PROBLEM DETAILS =
Set the lines down again exactly, first line through the line that contains "(d8) at (194,242)", with no pictures.

DATA BLOCK =
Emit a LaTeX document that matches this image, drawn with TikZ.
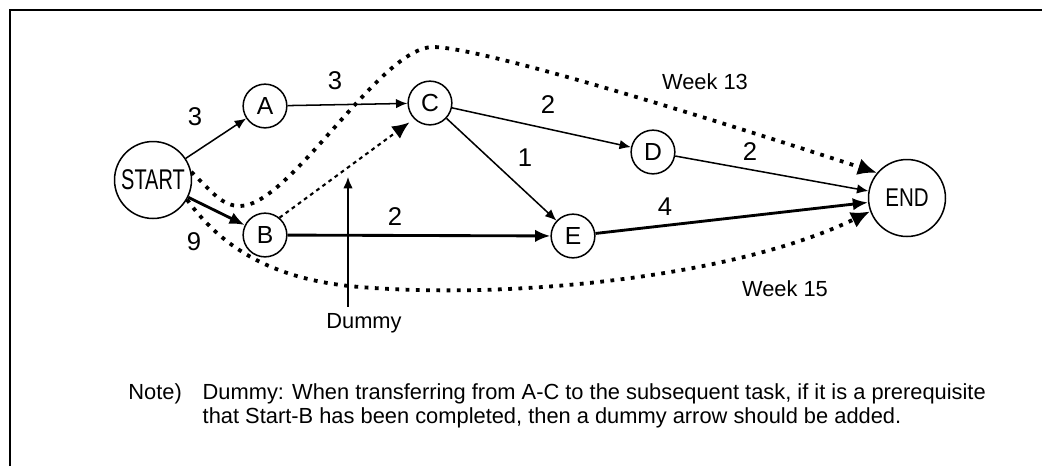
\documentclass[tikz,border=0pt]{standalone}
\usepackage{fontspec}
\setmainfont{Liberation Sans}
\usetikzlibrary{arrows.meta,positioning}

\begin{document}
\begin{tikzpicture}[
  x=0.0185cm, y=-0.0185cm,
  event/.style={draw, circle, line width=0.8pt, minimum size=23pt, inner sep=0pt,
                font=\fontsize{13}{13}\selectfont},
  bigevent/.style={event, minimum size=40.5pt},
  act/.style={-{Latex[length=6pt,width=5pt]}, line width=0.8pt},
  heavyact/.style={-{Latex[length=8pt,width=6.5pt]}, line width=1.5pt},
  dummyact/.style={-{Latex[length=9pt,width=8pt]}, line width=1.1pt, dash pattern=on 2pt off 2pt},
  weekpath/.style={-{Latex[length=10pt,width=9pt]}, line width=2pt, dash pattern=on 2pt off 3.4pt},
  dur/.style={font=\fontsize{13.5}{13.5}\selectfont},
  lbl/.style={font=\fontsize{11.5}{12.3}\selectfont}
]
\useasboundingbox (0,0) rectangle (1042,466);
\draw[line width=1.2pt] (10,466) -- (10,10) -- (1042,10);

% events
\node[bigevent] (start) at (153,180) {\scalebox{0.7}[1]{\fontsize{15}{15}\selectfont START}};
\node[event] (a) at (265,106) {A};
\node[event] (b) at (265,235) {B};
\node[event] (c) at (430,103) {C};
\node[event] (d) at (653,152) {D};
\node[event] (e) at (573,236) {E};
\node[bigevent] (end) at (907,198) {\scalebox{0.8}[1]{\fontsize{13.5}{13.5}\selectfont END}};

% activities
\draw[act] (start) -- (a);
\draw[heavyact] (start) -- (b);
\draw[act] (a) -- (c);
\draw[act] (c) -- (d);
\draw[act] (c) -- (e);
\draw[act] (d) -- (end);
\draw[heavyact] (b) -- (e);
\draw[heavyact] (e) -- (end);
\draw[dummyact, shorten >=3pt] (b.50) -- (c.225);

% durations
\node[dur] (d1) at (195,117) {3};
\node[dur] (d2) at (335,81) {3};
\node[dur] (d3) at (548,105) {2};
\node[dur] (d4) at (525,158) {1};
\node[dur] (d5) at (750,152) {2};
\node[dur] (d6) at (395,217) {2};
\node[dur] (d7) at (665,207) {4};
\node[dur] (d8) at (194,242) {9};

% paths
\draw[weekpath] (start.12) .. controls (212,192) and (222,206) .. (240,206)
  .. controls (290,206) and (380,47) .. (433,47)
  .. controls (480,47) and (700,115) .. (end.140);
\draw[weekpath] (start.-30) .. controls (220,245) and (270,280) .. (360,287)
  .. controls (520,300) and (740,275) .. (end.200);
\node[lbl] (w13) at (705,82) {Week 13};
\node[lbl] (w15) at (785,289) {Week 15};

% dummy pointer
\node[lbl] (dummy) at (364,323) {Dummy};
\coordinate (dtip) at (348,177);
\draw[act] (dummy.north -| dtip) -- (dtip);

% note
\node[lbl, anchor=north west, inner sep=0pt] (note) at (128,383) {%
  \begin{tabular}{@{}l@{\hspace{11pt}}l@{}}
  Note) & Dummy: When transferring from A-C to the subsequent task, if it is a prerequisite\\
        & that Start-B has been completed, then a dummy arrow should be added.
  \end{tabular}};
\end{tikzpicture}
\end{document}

EXERCISE SOLUTION =
Emit a LaTeX document that matches this image, drawn with TikZ.
\documentclass[tikz,border=0pt]{standalone}
\usepackage{fontspec}
\setmainfont{Liberation Sans}
\usetikzlibrary{arrows.meta,positioning}

\begin{document}
\begin{tikzpicture}[
  x=0.0185cm, y=-0.0185cm,
  event/.style={draw, circle, line width=0.8pt, minimum size=23pt, inner sep=0pt,
                font=\fontsize{13}{13}\selectfont},
  bigevent/.style={event, minimum size=40.5pt},
  act/.style={-{Latex[length=6pt,width=5pt]}, line width=0.8pt},
  heavyact/.style={-{Latex[length=8pt,width=6.5pt]}, line width=1.5pt},
  dummyact/.style={-{Latex[length=9pt,width=8pt]}, line width=1.1pt, dash pattern=on 2pt off 2pt},
  weekpath/.style={-{Latex[length=10pt,width=9pt]}, line width=2pt, dash pattern=on 2pt off 3.4pt},
  dur/.style={font=\fontsize{13.5}{13.5}\selectfont},
  lbl/.style={font=\fontsize{11.5}{12.3}\selectfont}
]
\useasboundingbox (0,0) rectangle (1042,466);
\draw[line width=1.2pt] (10,466) -- (10,10) -- (1042,10);

% events
\node[bigevent] (start) at (153,180) {\scalebox{0.7}[1]{\fontsize{15}{15}\selectfont START}};
\node[event] (a) at (265,106) {A};
\node[event] (b) at (265,235) {B};
\node[event] (c) at (430,103) {C};
\node[event] (d) at (653,152) {D};
\node[event] (e) at (573,236) {E};
\node[bigevent] (end) at (907,198) {\scalebox{0.8}[1]{\fontsize{13.5}{13.5}\selectfont END}};

% activities
\draw[act] (start) -- (a);
\draw[heavyact] (start) -- (b);
\draw[act] (a) -- (c);
\draw[act] (c) -- (d);
\draw[act] (c) -- (e);
\draw[act] (d) -- (end);
\draw[heavyact] (b) -- (e);
\draw[heavyact] (e) -- (end);
\draw[dummyact, shorten >=3pt] (b.50) -- (c.225);

% durations
\node[dur] (d1) at (195,117) {3};
\node[dur] (d2) at (335,81) {3};
\node[dur] (d3) at (548,105) {2};
\node[dur] (d4) at (525,158) {1};
\node[dur] (d5) at (750,152) {2};
\node[dur] (d6) at (395,217) {2};
\node[dur] (d7) at (665,207) {4};
\node[dur] (d8) at (194,242) {9};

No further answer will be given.